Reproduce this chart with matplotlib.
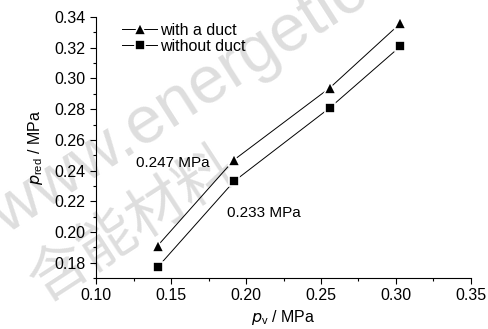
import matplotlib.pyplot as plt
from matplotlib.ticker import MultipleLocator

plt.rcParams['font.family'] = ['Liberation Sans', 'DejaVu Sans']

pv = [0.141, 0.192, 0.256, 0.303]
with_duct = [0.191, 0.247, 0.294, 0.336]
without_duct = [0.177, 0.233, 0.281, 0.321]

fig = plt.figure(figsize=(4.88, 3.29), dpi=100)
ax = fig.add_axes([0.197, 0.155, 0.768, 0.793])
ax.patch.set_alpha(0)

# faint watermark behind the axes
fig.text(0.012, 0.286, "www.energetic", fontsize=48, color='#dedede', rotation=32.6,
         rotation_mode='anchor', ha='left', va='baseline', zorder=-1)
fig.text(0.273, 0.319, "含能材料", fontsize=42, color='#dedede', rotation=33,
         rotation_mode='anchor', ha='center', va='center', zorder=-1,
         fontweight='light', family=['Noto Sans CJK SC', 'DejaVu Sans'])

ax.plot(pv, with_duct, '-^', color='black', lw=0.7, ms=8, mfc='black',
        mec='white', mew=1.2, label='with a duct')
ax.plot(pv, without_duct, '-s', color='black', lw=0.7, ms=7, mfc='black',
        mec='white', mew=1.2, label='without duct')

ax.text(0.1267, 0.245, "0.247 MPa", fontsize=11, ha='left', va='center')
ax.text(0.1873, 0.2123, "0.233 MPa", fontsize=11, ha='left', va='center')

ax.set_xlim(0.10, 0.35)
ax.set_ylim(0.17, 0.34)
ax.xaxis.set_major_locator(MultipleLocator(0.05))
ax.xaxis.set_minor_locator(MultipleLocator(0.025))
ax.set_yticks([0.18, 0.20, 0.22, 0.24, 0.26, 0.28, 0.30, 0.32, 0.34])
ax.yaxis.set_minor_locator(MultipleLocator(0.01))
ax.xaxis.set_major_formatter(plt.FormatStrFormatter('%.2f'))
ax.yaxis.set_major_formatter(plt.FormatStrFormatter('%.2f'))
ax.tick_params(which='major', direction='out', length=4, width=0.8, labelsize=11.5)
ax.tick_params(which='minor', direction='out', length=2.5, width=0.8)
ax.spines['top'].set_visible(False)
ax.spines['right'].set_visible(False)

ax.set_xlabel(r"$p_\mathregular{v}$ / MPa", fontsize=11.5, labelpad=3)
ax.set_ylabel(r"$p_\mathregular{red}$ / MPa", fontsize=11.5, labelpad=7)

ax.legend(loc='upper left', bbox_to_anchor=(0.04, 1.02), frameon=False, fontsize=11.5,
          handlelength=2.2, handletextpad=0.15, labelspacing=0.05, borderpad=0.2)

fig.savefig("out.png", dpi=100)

_YOUR TASK_: Take the material above from its first line through the line holding "without_duct = [0.177, 0.233, 0.281, 0.321]" and set it down exactly, without the pictures.

_COMPLETED EXERCISE_:
Reproduce this chart with matplotlib.
import matplotlib.pyplot as plt
from matplotlib.ticker import MultipleLocator

plt.rcParams['font.family'] = ['Liberation Sans', 'DejaVu Sans']

pv = [0.141, 0.192, 0.256, 0.303]
with_duct = [0.191, 0.247, 0.294, 0.336]
without_duct = [0.177, 0.233, 0.281, 0.321]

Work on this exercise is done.